For Jerseys they don't seem too thin to me. Jerseys are very bony looking compared to beef cows. You might try looking at other Jerseys for comparison. Are you familiar with www.familycow.proboards.com ? You might try posting over there for opinions. They're pretty familiar with Jersey condition and eating Jersey meat. 

Good luck. I'd either butcher them or castrate them. I've read some real horror stories over on the other forum about jersey bulls.


----------



## wendle (Feb 22, 2006)

Just had a similar grass fed steer processed last Feb. He was not large, but was just the right amount to fill my freezer, plus the upstairs fridge freezer. I wouldn't have wanted more meat to freeze. Very good to eat as well. I have another lined up who will be ready for the freezer when needed.


----------



## Callieslamb (Feb 27, 2007)

Here's the 18 mo old steeer we just sent. 









He was about 1100 lbs - with 630 lbs hanging weight. The one roast we have eaten was well marbled - especially since we are used to store-bought meat. We haven't checked the steaks for marbling yet. Mostly grass fed - we gave him less than a lb of grain a day to keep him friendly. The last 2 months, we fed him the same amout of grain but with about 5 lbs of corn and2x a day. Probably not a great example of prine beef but it certainly can be done. We bought him as a 3 day old calf for $25.


----------



## springvalley (Jun 23, 2009)

Callie, That is one nice looking steer, you can just see he was raised with love, it`s written all of him. I have a truck load of calves headed your way as we speak, so you can finish them out for me. . >Thanks Marc P.S. just kidding about the calves


----------



## Callieslamb (Feb 27, 2007)

I would LOVE to have some calves right now!! LOL!!! I would prefer the kind I could feed all this milk to that I am currently dumping out on the ground! It's easy to finish one....a whole herd might be a bit different. But, I am willing to help you out....IF you come unload all that feed for me! LOL!!


----------



## JustinRobinsREO (Jan 2, 2013)

That's an impressive looking steer!


----------



## haypoint (Oct 4, 2006)

Callieslamb said:


> Here's the 18 mo old steeer we just sent.
> 
> 
> 
> ...


Yes, that is a fine looking Jersey steer. We have to be careful when we use the term pasture. It means different things to different people. To many, a pasture is a mix of grass and weeds. To those intent on fattening cattle quickly/tender, pasture is a lush mix of clover, alfalfa, mixture of cool and warm season grasses and perhaps some turnips.

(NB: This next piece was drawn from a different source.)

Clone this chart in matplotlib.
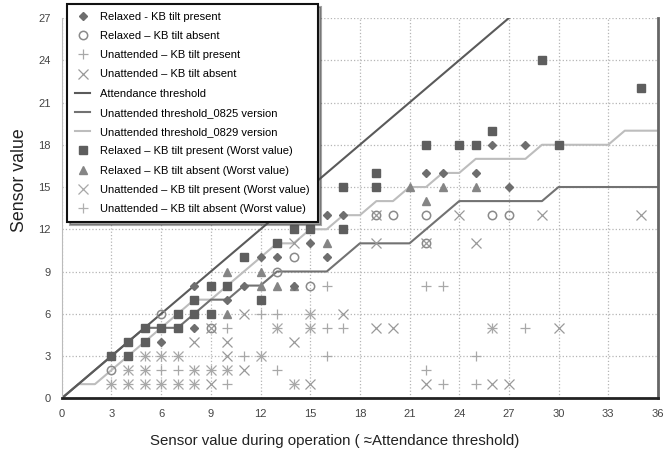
import matplotlib.pyplot as plt

# ---- data ----
rel_tilt_x = [8, 10, 11, 12, 13, 16, 16, 17, 22, 23, 25, 26, 28, 27, 8, 6, 15, 14]
rel_tilt_y = [8, 7, 8, 10, 10, 10, 13, 13, 16, 16, 16, 18, 18, 15, 5, 4, 11, 8]

rel_notilt_x = [3, 6, 13, 14, 15, 20, 22, 26, 27, 19, 22, 9]
rel_notilt_y = [2, 6, 9, 10, 8, 13, 13, 13, 13, 13, 11, 5]

un_tilt_x = [10, 6, 7, 10, 11, 12, 13, 16, 16, 17, 16, 13, 22, 23, 28, 25, 22, 23, 25,
             3, 4, 5, 6, 7, 8, 4, 5, 8, 9, 10, 5, 6, 7, 12, 15, 13, 15, 14, 26]
un_tilt_y = [1, 2, 2, 5, 3, 6, 6, 8, 5, 5, 3, 2, 8, 8, 5, 3, 2, 1, 1,
             1, 1, 1, 1, 1, 1, 2, 2, 2, 2, 2, 3, 3, 3, 3, 6, 5, 5, 1, 5]

un_notilt_x = [9, 11, 8, 10, 10, 11, 17, 19, 20, 14, 15, 24, 29, 35, 25, 14, 19, 30, 22, 26, 27,
               19, 22, 9]
un_notilt_y = [1, 2, 4, 4, 3, 6, 6, 5, 5, 4, 1, 13, 13, 13, 11, 11, 11, 5, 1, 1, 1,
               13, 11, 5]

attend_x = [0, 27]
attend_y = [0, 27]

th0825_x = [0, 5, 7, 9, 10, 11, 12, 13, 16, 18, 21, 24, 29, 30, 36]
th0825_y = [0, 5, 5, 7, 7, 8, 8, 9, 9, 11, 11, 14, 14, 15, 15]

th0829_x = [0, 1, 2, 8, 9, 13, 14, 15, 16, 17, 18, 19, 20, 21, 22, 23, 24, 25, 28, 29, 33, 34, 36]
th0829_y = [0, 1, 1, 7, 7, 11, 11, 12, 12, 13, 13, 14, 14, 15, 15, 16, 16, 17, 17, 18, 18, 19, 19]

relw_tilt_x = [3, 4, 4, 5, 5, 6, 7, 7, 8, 9, 8, 9, 10, 11, 12, 13, 14, 15, 17, 17, 19, 19,
               22, 24, 25, 26, 29, 30, 35]
relw_tilt_y = [3, 3, 4, 4, 5, 5, 5, 6, 6, 6, 7, 8, 8, 10, 7, 11, 12, 12, 12, 15, 15, 16,
               18, 18, 18, 19, 24, 18, 22]

relw_notilt_x = [10, 10, 12, 12, 13, 14, 16, 21, 22, 23, 25]
relw_notilt_y = [6, 9, 9, 8, 8, 8, 11, 15, 14, 15, 15]

unw_tilt_x = [3, 4, 5, 6, 7, 8, 4, 5, 8, 9, 10, 5, 6, 7, 12, 15, 13, 15, 14, 26]
unw_tilt_y = [1, 1, 1, 1, 1, 1, 2, 2, 2, 2, 2, 3, 3, 3, 3, 6, 5, 5, 1, 5]

unw_notilt_x = []
unw_notilt_y = []


def main():
    plt.rcParams['font.family'] = ['Liberation Sans', 'DejaVu Sans']
    fig = plt.figure(figsize=(6.72, 4.51), dpi=100)
    ax = fig.add_axes([0.092, 0.117, 0.887, 0.843])

    ax.plot(rel_tilt_x, rel_tilt_y, ls='none', marker='D', ms=4.2, color='#6e6e6e',
            mec='#6e6e6e', label='Relaxed - KB tilt present', zorder=5)
    ax.plot(rel_notilt_x, rel_notilt_y, ls='none', marker='o', ms=6, mfc='none',
            mec='#8a8a8a', mew=1.1, label='Relaxed – KB tilt absent', zorder=4)
    ax.plot(un_tilt_x, un_tilt_y, ls='none', marker='+', ms=7, mew=0.9, color='#a8a8a8',
            label='Unattended – KB tilt present', zorder=3)
    ax.plot(un_notilt_x, un_notilt_y, ls='none', marker='x', ms=6.5, mew=0.9,
            color='#999999', label='Unattended – KB tilt absent', zorder=3)
    ax.plot(attend_x, attend_y, color='#5a5a5a', lw=1.5, label='Attendance threshold',
            zorder=2.2)
    ax.plot(th0825_x, th0825_y, color='#727272', lw=1.5,
            label='Unattended threshold_0825 version', zorder=2.1)
    ax.plot(th0829_x, th0829_y, color='#bdbdbd', lw=1.5,
            label='Unattended threshold_0829 version', zorder=2)
    ax.plot(relw_tilt_x, relw_tilt_y, ls='none', marker='s', ms=5.5, color='#5e5e5e',
            label='Relaxed – KB tilt present (Worst value)', zorder=4)
    ax.plot(relw_notilt_x, relw_notilt_y, ls='none', marker='^', ms=5.5, color='#858585',
            label='Relaxed – KB tilt absent (Worst value)', zorder=4)
    ax.plot(unw_tilt_x, unw_tilt_y, ls='none', marker='x', ms=6.5, mew=0.9,
            color='#a8a8a8', label='Unattended – KB tilt present (Worst value)', zorder=3)
    ax.plot(unw_notilt_x, unw_notilt_y, ls='none', marker='+', ms=7, mew=0.9,
            color='#b0b0b0', label='Unattended – KB tilt absent (Worst value)', zorder=3)

    ax.set_xlim(0, 36)
    ax.set_ylim(0, 27)
    ax.set_xticks(range(0, 37, 3))
    ax.set_yticks(range(0, 28, 3))
    ax.grid(True, ls=':', color='#b5b5b5', lw=0.9)
    ax.set_axisbelow(True)
    ax.tick_params(length=0, labelsize=8, colors='#444444', pad=8)

    ax.spines['top'].set_visible(False)
    ax.spines['left'].set_color('#bbbbbb')
    ax.spines['left'].set_linewidth(0.8)
    ax.spines['bottom'].set_color('#222222')
    ax.spines['bottom'].set_linewidth(2)
    ax.spines['right'].set_color('#666666')
    ax.spines['right'].set_linewidth(2)

    ax.set_xlabel('Sensor value during operation ( ≈Attendance threshold)', fontsize=10.8,
                  color='#222222')
    ax.xaxis.set_label_coords(0.458, -0.095)
    ax.set_ylabel('Sensor value', fontsize=12.8, color='#222222')
    ax.yaxis.set_label_coords(-0.056, 0.574)

    leg = ax.legend(loc='upper left', bbox_to_anchor=(67 / 672, 1 - 4 / 451),
                    bbox_transform=fig.transFigure, fontsize=8.0, frameon=True,
                    fancybox=False, shadow=True, labelspacing=0.83, handlelength=1.4,
                    borderpad=0.7, handletextpad=0.9, borderaxespad=0)
    leg.get_frame().set_edgecolor('#111111')
    leg.get_frame().set_linewidth(1.5)
    leg.set_zorder(10)

    fig.savefig('out.png', dpi=100)
    plt.close(fig)


if __name__ == '__main__':
    main()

This thread is about grass fed beef. I think it is difficult for many and the resulting tough, dry freezer of beef is a hard lesson.

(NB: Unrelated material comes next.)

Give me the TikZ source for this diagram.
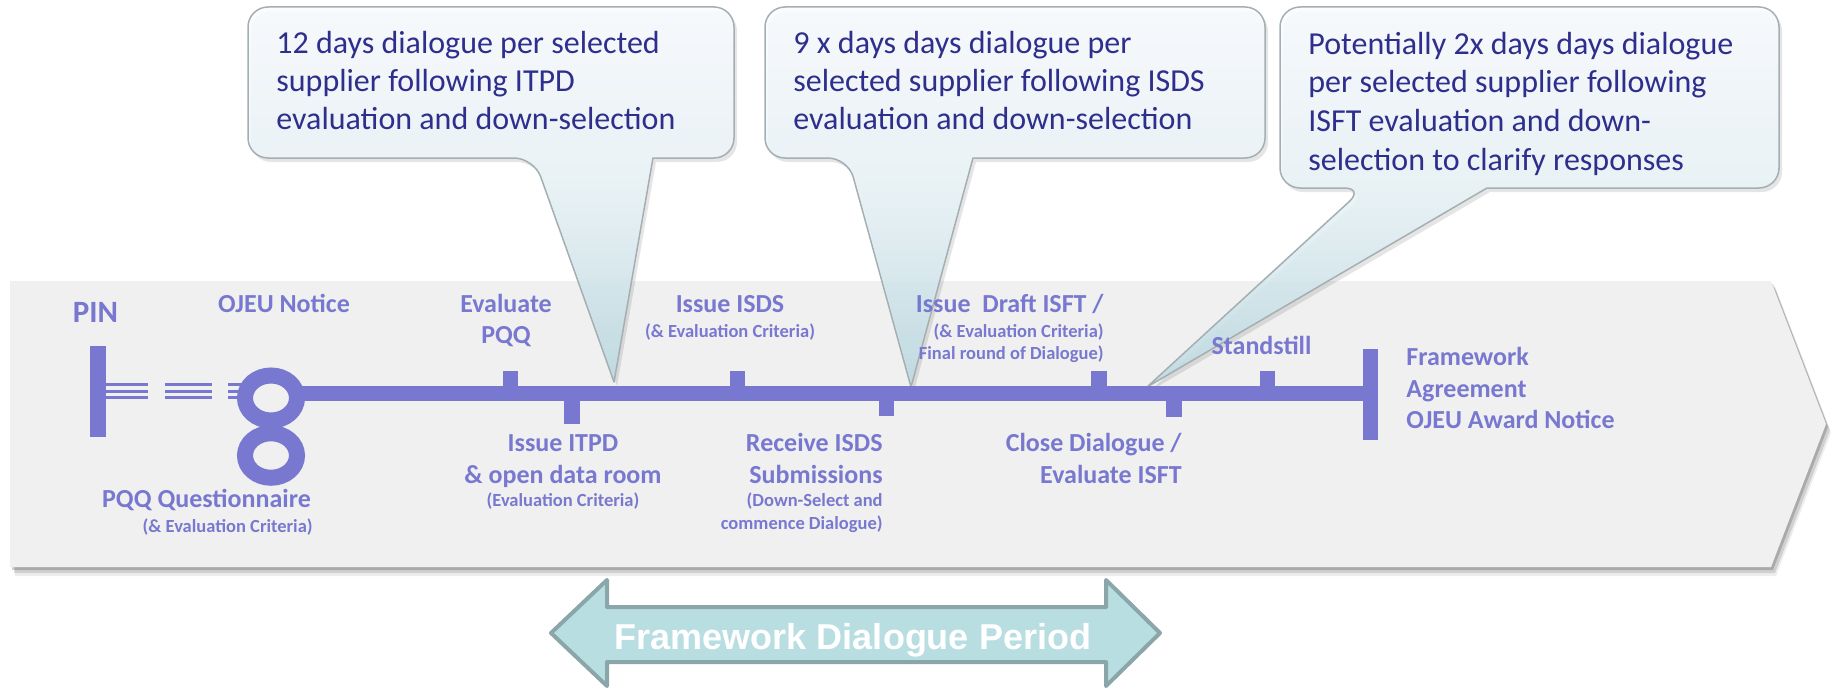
\documentclass[tikz,border=0pt]{standalone}
\usepackage{fontspec}
\setmainfont{Carlito}
\newfontfamily\arrowfont{Liberation Sans}
\definecolor{tl}{RGB}{120,120,208}
\definecolor{panel}{RGB}{240,240,240}
\definecolor{calltext}{RGB}{46,46,140}
\definecolor{callborder}{RGB}{165,175,178}
\definecolor{callTop}{RGB}{250,252,255}
\definecolor{callMid}{RGB}{232,243,247}
\definecolor{callBot}{RGB}{188,218,226}
\definecolor{arrowfill}{RGB}{184,222,226}
\definecolor{arrowborder}{RGB}{138,166,168}
\begin{document}
\begin{tikzpicture}[x=0.5pt,y=-0.5pt,
  lbl/.style={text=tl,font=\bfseries\fontsize{13}{16}\selectfont,inner sep=0pt},
  pinlbl/.style={text=tl,font=\bfseries\fontsize{15.5}{18}\selectfont,inner sep=0pt},
  sml/.style={text=tl,font=\bfseries\fontsize{9.25}{11}\selectfont,inner sep=0pt},
  ctext/.style={text=calltext,font=\fontsize{16}{19}\selectfont,inner sep=0pt,anchor=base west},
  callout/.style={draw=callborder,line width=0.75pt,top color=callTop,bottom color=callBot,middle color=callMid,fill opacity=0.88,line join=round},
  callshadow/.style={fill=black,opacity=0.10},
  bar/.style={fill=tl},
  panelpath/.style={insert path={(10,281) -- (1771,281) -- (1826,424) -- (1771,567) -- (10,567) -- cycle}},
  calloutA/.style={insert path={(491,7) [rounded corners=10pt] -- (248,7) -- (248,158) -- (534,158) [sharp corners] -- (614,382) -- (653,158) [rounded corners=10pt] -- (734,158) -- (734,7) -- cycle}},
  calloutB/.style={insert path={(1015,7) [rounded corners=10pt] -- (765,7) -- (765,158) -- (848,158) [sharp corners] -- (911,387) -- (973,158) [rounded corners=10pt] -- (1265,158) -- (1265,7) -- cycle}},
  calloutC/.style={insert path={(1530,7) [rounded corners=10pt] -- (1280,7) -- (1280,188) -- (1364,188) [sharp corners] -- (1147,387) -- (1487,188) [rounded corners=10pt] -- (1779,188) -- (1779,7) -- cycle}}]

\useasboundingbox (0,0) rectangle (1835,690);

% panel with shadow
\fill[black,opacity=0.07,shift={(5,9)},panelpath];
\fill[black,opacity=0.12,shift={(4,6)},panelpath];
\fill[black,opacity=0.18,shift={(2,3)},panelpath];
\fill[panel,panelpath];

% callouts
\fill[callshadow,shift={(3,4)},calloutA];
\fill[callshadow,shift={(3,4)},calloutB];
\fill[callshadow,shift={(3,4)},calloutC];
\draw[callout,calloutA];
\draw[callout,calloutB];
\draw[callout,calloutC];

\node[ctext] (c1a) at (276,54) {12 days dialogue per selected};
\node[ctext] (c1b) at (276,92) {supplier following ITPD};
\node[ctext] (c1c) at (276,130) {evaluation and down-selection};
\node[ctext] (c2a) at (793,54) {9 x days days dialogue per};
\node[ctext] (c2b) at (793,92) {selected supplier following ISDS};
\node[ctext] (c2c) at (793,130) {evaluation and down-selection};
\node[ctext] (c3a) at (1308,55) {Potentially 2x days days dialogue};
\node[ctext] (c3b) at (1308,93) {per selected supplier following};
\node[ctext] (c3c) at (1308,132) {ISFT evaluation and down-};
\node[ctext] (c3d) at (1308,170) {selection to clarify responses};

% timeline
\foreach \yy in {384.7,391.3,397.7} {
  \draw[tl,line width=1.35pt] (106,\yy) -- (148,\yy);
  \draw[tl,line width=1.35pt] (165,\yy) -- (212,\yy);
  \draw[tl,line width=1.35pt] (228,\yy) -- (245,\yy);
}
\fill[bar] (90,346) rectangle (106,437);
\fill[bar] (300,385.5) rectangle (1378,400.5);
\draw[tl,line width=8pt] (271,398) ellipse [x radius=26,y radius=22.5];
\draw[tl,line width=8pt] (271,455.5) ellipse [x radius=26,y radius=22.25];
\fill[bar] (503,371) rectangle (518,390);
\fill[bar] (564,395) rectangle (580,424);
\fill[bar] (730,371) rectangle (745,390);
\fill[bar] (879,395) rectangle (894,416);
\fill[bar] (1091,371) rectangle (1107,390);
\fill[bar] (1166,395) rectangle (1182,417);
\fill[bar] (1260,371) rectangle (1275,390);
\fill[bar] (1363,349) rectangle (1378,440);

% labels
\node[pinlbl,anchor=base] (pin) at (95.5,322) {PIN};
\node[lbl,anchor=base] (ojeu) at (284,312) {OJEU Notice};
\node[lbl,anchor=base] (evpqq1) at (506,312) {Evaluate};
\node[lbl,anchor=base] (evpqq2) at (506,343) {PQQ};
\node[lbl,anchor=base] (itpd1) at (563,451) {Issue ITPD};
\node[lbl,anchor=base] (itpd2) at (563,483) {\& open data room};
\node[sml,anchor=base] (itpd3) at (563,506) {(Evaluation Criteria)};
\node[lbl,anchor=base] (isds1) at (730,312) {Issue ISDS};
\node[sml,anchor=base] (isds2) at (730,337) {(\& Evaluation Criteria)};
\node[lbl,anchor=base east] (rec1) at (883,451) {Receive ISDS};
\node[lbl,anchor=base east] (rec2) at (883,483) {Submissions};
\node[sml,anchor=base east] (rec3) at (883,506) {(Down-Select and};
\node[sml,anchor=base east] (rec4) at (883,529) {commence Dialogue)};
\node[lbl,anchor=base east] (isft1) at (1104,312) {Issue\ \ Draft ISFT /};
\node[sml,anchor=base east] (isft2) at (1104,337) {(\& Evaluation Criteria)};
\node[sml,anchor=base east] (isft3) at (1104,359) {Final round of Dialogue)};
\node[lbl,anchor=base] (stand) at (1261.5,354) {Standstill};
\node[lbl,anchor=base east] (close1) at (1182,451) {Close Dialogue /};
\node[lbl,anchor=base east] (close2) at (1182,483) {Evaluate ISFT};
\node[lbl,anchor=base west] (fw1) at (1406,365) {Framework};
\node[lbl,anchor=base west] (fw2) at (1406,397) {Agreement};
\node[lbl,anchor=base west] (fw3) at (1406,428) {OJEU Award Notice};
\node[lbl,anchor=base] (pqq1) at (206.5,507) {PQQ Questionnaire};
\node[sml,anchor=base east] (pqq2) at (313,532) {(\& Evaluation Criteria)};

% period arrow
\draw[fill=arrowfill,draw=arrowborder,line width=2pt,line join=round]
  (551,633) -- (607,580) -- (607,607) -- (1106,607) -- (1106,580) -- (1160,633)
  -- (1106,686) -- (1106,662) -- (607,662) -- (607,686) -- cycle;
\node[font=\arrowfont\bfseries\fontsize{18}{20}\selectfont,text=white,anchor=base,inner sep=0pt] (period) at (853,649) {Framework Dialogue Period};
\end{tikzpicture}
\end{document}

Good pasture with some grain right along and finishing on 11 pounds of grain for 8 or 9 weeks prior to slaughter generally gets some nice beef.

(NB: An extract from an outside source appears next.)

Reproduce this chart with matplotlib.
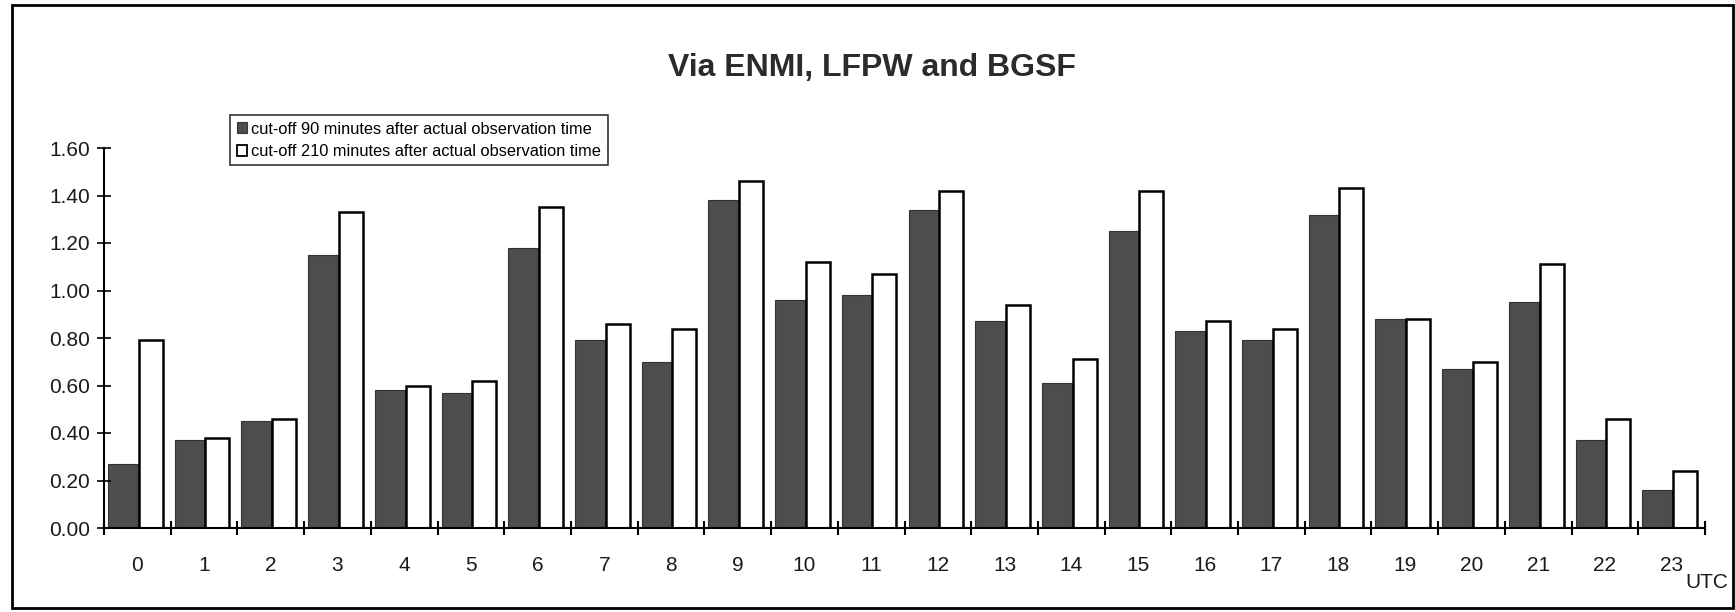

Can you remember how those steaks were seven years ago, when this steer was butchered?


----------



## genebo (Sep 12, 2004)

My friend in Amelia County likes to raise Jersey/Dexter crosses on all grass. The % yield is down due to the Jersey influence, but the total yield is good and he loves the taste.

His version of pasture is a well tended mix of pasture feeds, including orchard grass, forage peas, fescue, pearl millet and a bunch of other good grasses. He is of the school of thought that believes in being the best grass farmer you can be and letting the cattle eat the grass he raises. Sets the importance on the grass. He takes great pride in his grass.

He has a waiting list for his beef. Most of it has a Dexter influence. It is really tasty and tender, with never a mouthful of grain.

His beef Just missed making the cut 3 times to qualify to be sold to ARBY's in their grass fed beef program. Not many cattle can make the cut. His have a problem meeting the rib-eye size requirement, due to the Dexter influence. However, he has never lost a calf sired by a Dexter bull and lost too many when he substituted other breeds.

Besides, he can sell every one he can raise to his client list. The ARBY's thing is just for the honor of it.


----------



## ufo_chris (Apr 30, 2010)

We butchered a 18 monto old jersey steer, purely grass fed and finished.
DH wanted me to grain him to get "good beef "but I insisted and won LOL 
After,he said that is the best tasting beef he has ever had!


----------



## nyhunter (Nov 14, 2014)

As long as their gaining weight at slaughter and showing fat around the tail head it should be decent beef. I've seen grass fed beef graded prime that you wouldn't know it wasn't finished on grain.


----------



## Alaska (Jun 16, 2012)

We finish our American Aberdeens (lowliness) on chaffhaye (bagged alfalfa) for 1-2 months depending on our pasture health. Any longer than 2 months has put way more fat on them than we like. 1/4's all sold out for a year. So I guess our customers like it also.


----------